Tuesday, March 18, 2008

week3 day1

It's the 3rd week of IAP already. Time is not going fast nor slow. The everyday routine is tiring me out. Plus the flu i'm having now, my working progress is greatly affected. My mind wasn't so right today. I almost make a mistake that the company might has some lost. And there's mosquitoes in my house. Makes me itchy all over. And home's pipe is having some problem. If the tap is turn on too big, the water will came gushing from the hole on the floor, and then flood. Bro went to buy parts for the new cpu. He hasn't come home yet. Think he will be staying over at his friend's house. And wed off he go to search for that Mas Selamat(spell correctly?) Won't be back till 2 weeks later. Haiz.

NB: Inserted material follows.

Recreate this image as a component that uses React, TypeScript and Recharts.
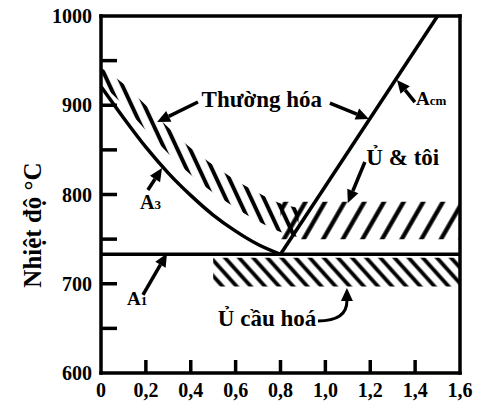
import React from "react";
import {
  Area,
  ComposedChart,
  Line,
  ReferenceDot,
  ReferenceLine,
  XAxis,
  YAxis,
} from "recharts";

const xTicks = [0, 0.2, 0.4, 0.6, 0.8, 1.0, 1.2, 1.4, 1.6];
const yTicks = [600, 650, 700, 750, 800, 850, 900, 950, 1000];

// phase lines
const a3X = [0, 0.1, 0.2, 0.3, 0.4, 0.5, 0.6, 0.7, 0.8];
const a3T = [921, 886, 853, 824, 799, 777, 759, 744, 733];
const a1X = [0, 1.6];
const a1T = [733, 733];
const acmX = [0.8, 1.5];
const acmT = [733, 1000];

// heat treatment ranges (hatched)
const normX = [0, 0.1, 0.2, 0.3, 0.4, 0.5, 0.6, 0.7, 0.8, 0.88];
const normLo = [925, 900, 872, 846, 822, 802, 785, 770, 758, 752];
const normHi = [942, 924, 900, 875, 852, 833, 816, 802, 790, 785];
const annX = [0.8, 1.6];
const annLo = [750, 750];
const annHi = [792, 792];
const sphX = [0.5, 1.6];
const sphLo = [697, 697];
const sphHi = [729, 729];

const labels = [
  { main: "Thường hóa", sub: "", x: 0.717, t: 898, anchor: "middle", size: 23 },
  { main: "Ủ & tôi", sub: "", x: 1.345, t: 833, anchor: "middle", size: 23 },
  { main: "Ủ cầu hoá", sub: "", x: 0.74, t: 653, anchor: "middle", size: 23 },
  { main: "A", sub: "3", x: 0.174, t: 784, anchor: "start", size: 20 },
  { main: "A", sub: "1", x: 0.116, t: 676, anchor: "start", size: 19 },
  { main: "A", sub: "cm", x: 1.404, t: 900, anchor: "start", size: 19 },
];

const arrows = [
  { x1: 0.432, t1: 903.6, x2: 0.25, t2: 881.2 },
  { x1: 1.02, t1: 902.5, x2: 1.194, t2: 884.6 },
  { x1: 0.209, t1: 805, x2: 0.272, t2: 829.7 },
  { x1: 1.399, t1: 903.6, x2: 1.319, t2: 928.3 },
  { x1: 1.176, t1: 836.4, x2: 1.1, t2: 790.5 },
  { x1: 0.187, t1: 687.4, x2: 0.294, t2: 734 },
];
const curvedArrow = { x1: 0.967, t1: 658.3, x2: 1.096, t2: 695.2 };

const font = "'Liberation Serif', 'Times New Roman', serif";

const line = (xs: number[], ts: number[]) => xs.map((x, i) => ({ x, t: ts[i] }));
const band = (xs: number[], lo: number[], hi: number[]) =>
  xs.map((x, i) => ({ x, band: [lo[i], hi[i]] }));

function head(x1: number, y1: number, x2: number, y2: number) {
  const len = Math.hypot(x2 - x1, y2 - y1) || 1;
  const ux = (x2 - x1) / len;
  const uy = (y2 - y1) / len;
  const hl = 13;
  const hw = 6;
  const bx = x2 - ux * hl;
  const by = y2 - uy * hl;
  return {
    bx,
    by,
    pts: `${x2},${y2} ${bx - uy * hw},${by + ux * hw} ${bx + uy * hw},${by - ux * hw}`,
  };
}

const Arrow = (p: any) => {
  const h = head(p.x1, p.y1, p.x2, p.y2);
  return (
    <g>
      <line x1={p.x1} y1={p.y1} x2={h.bx} y2={h.by} stroke="#000" strokeWidth={3.5} />
      <polygon points={h.pts} fill="#000" />
    </g>
  );
};

const CurvedArrow = (p: any) => {
  const cx = p.x2;
  const cy = p.y1;
  const h = head(cx, cy, p.x2, p.y2);
  return (
    <g>
      <path
        d={`M${p.x1},${p.y1} Q${cx},${cy} ${h.bx},${h.by}`}
        fill="none"
        stroke="#000"
        strokeWidth={3}
      />
      <polygon points={h.pts} fill="#000" />
    </g>
  );
};

const YTick = (p: any) => {
  const v = p.payload.value;
  const inner = v > 600 && v < 1000;
  return (
    <g>
      {inner && <line x1={p.x} y1={p.y} x2={p.x + 16} y2={p.y} stroke="#000" strokeWidth={3.5} />}
      {v % 100 === 0 && (
        <text
          x={p.x - 9}
          y={p.y}
          dy={7}
          textAnchor="end"
          fontFamily={font}
          fontWeight="bold"
          fontSize={20}
          fill="#000"
        >
          {v}
        </text>
      )}
    </g>
  );
};

const XTick = (p: any) => {
  const v = p.payload.value;
  const inner = v > 0 && v < 1.6;
  const txt = v === 0 ? "0" : v.toFixed(1).replace(".", ",");
  return (
    <g>
      {inner && <line x1={p.x} y1={p.y} x2={p.x} y2={p.y - 13} stroke="#000" strokeWidth={3.5} />}
      <text
        x={p.x}
        y={p.y + 24}
        textAnchor="middle"
        fontFamily={font}
        fontWeight="bold"
        fontSize={20}
        fill="#000"
      >
        {txt}
      </text>
    </g>
  );
};

export default function App() {
  return (
    <div style={{ position: "fixed", left: 0, top: 0, background: "#fff" }}>
      <ComposedChart width={477} height={404} margin={{ top: 16, right: 17, bottom: 0, left: 0 }}>
        <defs>
          <pattern id="hNorm" patternUnits="userSpaceOnUse" width={11.5} height={11.5} patternTransform="rotate(-25)">
            <line x1={5.75} y1={0} x2={5.75} y2={11.5} stroke="#000" strokeWidth={4} />
          </pattern>
          <pattern id="hAnn" patternUnits="userSpaceOnUse" width={17} height={17} patternTransform="rotate(30)">
            <line x1={8.5} y1={0} x2={8.5} y2={17} stroke="#000" strokeWidth={4.3} />
          </pattern>
          <pattern id="hSph" patternUnits="userSpaceOnUse" width={10.5} height={10.5} patternTransform="rotate(-42)">
            <line x1={5.25} y1={0} x2={5.25} y2={10.5} stroke="#000" strokeWidth={3.8} />
          </pattern>
        </defs>
        <XAxis
          dataKey="x"
          type="number"
          domain={[0, 1.6]}
          ticks={xTicks}
          height={31}
          tickSize={0}
          tickMargin={0}
          tickLine={false}
          axisLine={{ stroke: "#000", strokeWidth: 3.5, strokeLinecap: "square" }}
          tick={(p: any) => <XTick {...p} />}
        />
        <YAxis
          type="number"
          domain={[600, 1000]}
          ticks={yTicks}
          width={101}
          tickSize={0}
          tickMargin={0}
          tickLine={false}
          axisLine={{ stroke: "#000", strokeWidth: 3.5, strokeLinecap: "square" }}
          tick={(p: any) => <YTick {...p} />}
        />
        <ReferenceLine y={1000} stroke="#000" strokeWidth={3.5} strokeLinecap="square" />
        <ReferenceLine x={1.6} stroke="#000" strokeWidth={3.5} strokeLinecap="square" />

        <Area data={band(normX, normLo, normHi)} dataKey="band" type="monotone" stroke="none" fill="url(#hNorm)" fillOpacity={1} isAnimationActive={false} />
        <Area data={band(annX, annLo, annHi)} dataKey="band" type="linear" stroke="none" fill="url(#hAnn)" fillOpacity={1} isAnimationActive={false} />
        <Area data={band(sphX, sphLo, sphHi)} dataKey="band" type="linear" stroke="none" fill="url(#hSph)" fillOpacity={1} isAnimationActive={false} />

        <Line data={line(a3X, a3T)} dataKey="t" type="monotone" stroke="#000" strokeWidth={3.5} dot={false} isAnimationActive={false} />
        <Line data={line(a1X, a1T)} dataKey="t" type="linear" stroke="#000" strokeWidth={3.5} dot={false} isAnimationActive={false} />
        <Line data={line(acmX, acmT)} dataKey="t" type="linear" stroke="#000" strokeWidth={3.5} dot={false} isAnimationActive={false} />

        {arrows.map((a, i) => (
          <ReferenceLine
            key={"a" + i}
            segment={[{ x: a.x1, y: a.t1 }, { x: a.x2, y: a.t2 }]}
            ifOverflow="visible"
            shape={(p: any) => <Arrow {...p} />}
          />
        ))}
        <ReferenceLine
          segment={[{ x: curvedArrow.x1, y: curvedArrow.t1 }, { x: curvedArrow.x2, y: curvedArrow.t2 }]}
          ifOverflow="visible"
          shape={(p: any) => <CurvedArrow {...p} />}
        />

        {labels.map((l, i) => (
          <ReferenceDot
            key={"l" + i}
            x={l.x}
            y={l.t}
            r={0}
            ifOverflow="visible"
            shape={(p: any) => (
              <text
                x={p.cx}
                y={p.cy}
                textAnchor={l.anchor as any}
                fontFamily={font}
                fontWeight="bold"
                fill="#000"
              >
                <tspan fontSize={l.size}>{l.main}</tspan>
                {l.sub && <tspan fontSize={13}>{l.sub}</tspan>}
              </text>
            )}
          />
        ))}

        <text
          x={41}
          y={225}
          transform="rotate(-90, 41, 225)"
          textAnchor="middle"
          fontFamily={font}
          fontWeight="bold"
          fontSize={25}
          fill="#000"
        >
          Nhiệt độ °C
        </text>
      </ComposedChart>
    </div>
  );
}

That damn person makes the whole sg couldn't have a peaceful day. And i wonder if there is God in heaven? If there is, can they hear my prayer? I just want myself to be more smarter. At least the IQ & EQ for my age. I feel so dumb in everything. Feel like i couldn't do anything smoothly. I want to be independent but independent makes me feels lonely. Sometimes i just wish i hadn't grown up, hadn't understand so much. Enough of this emo entry. Some random pictures from don't know when till today's.


It's 1+am now, gotta go sleep. Nightz all.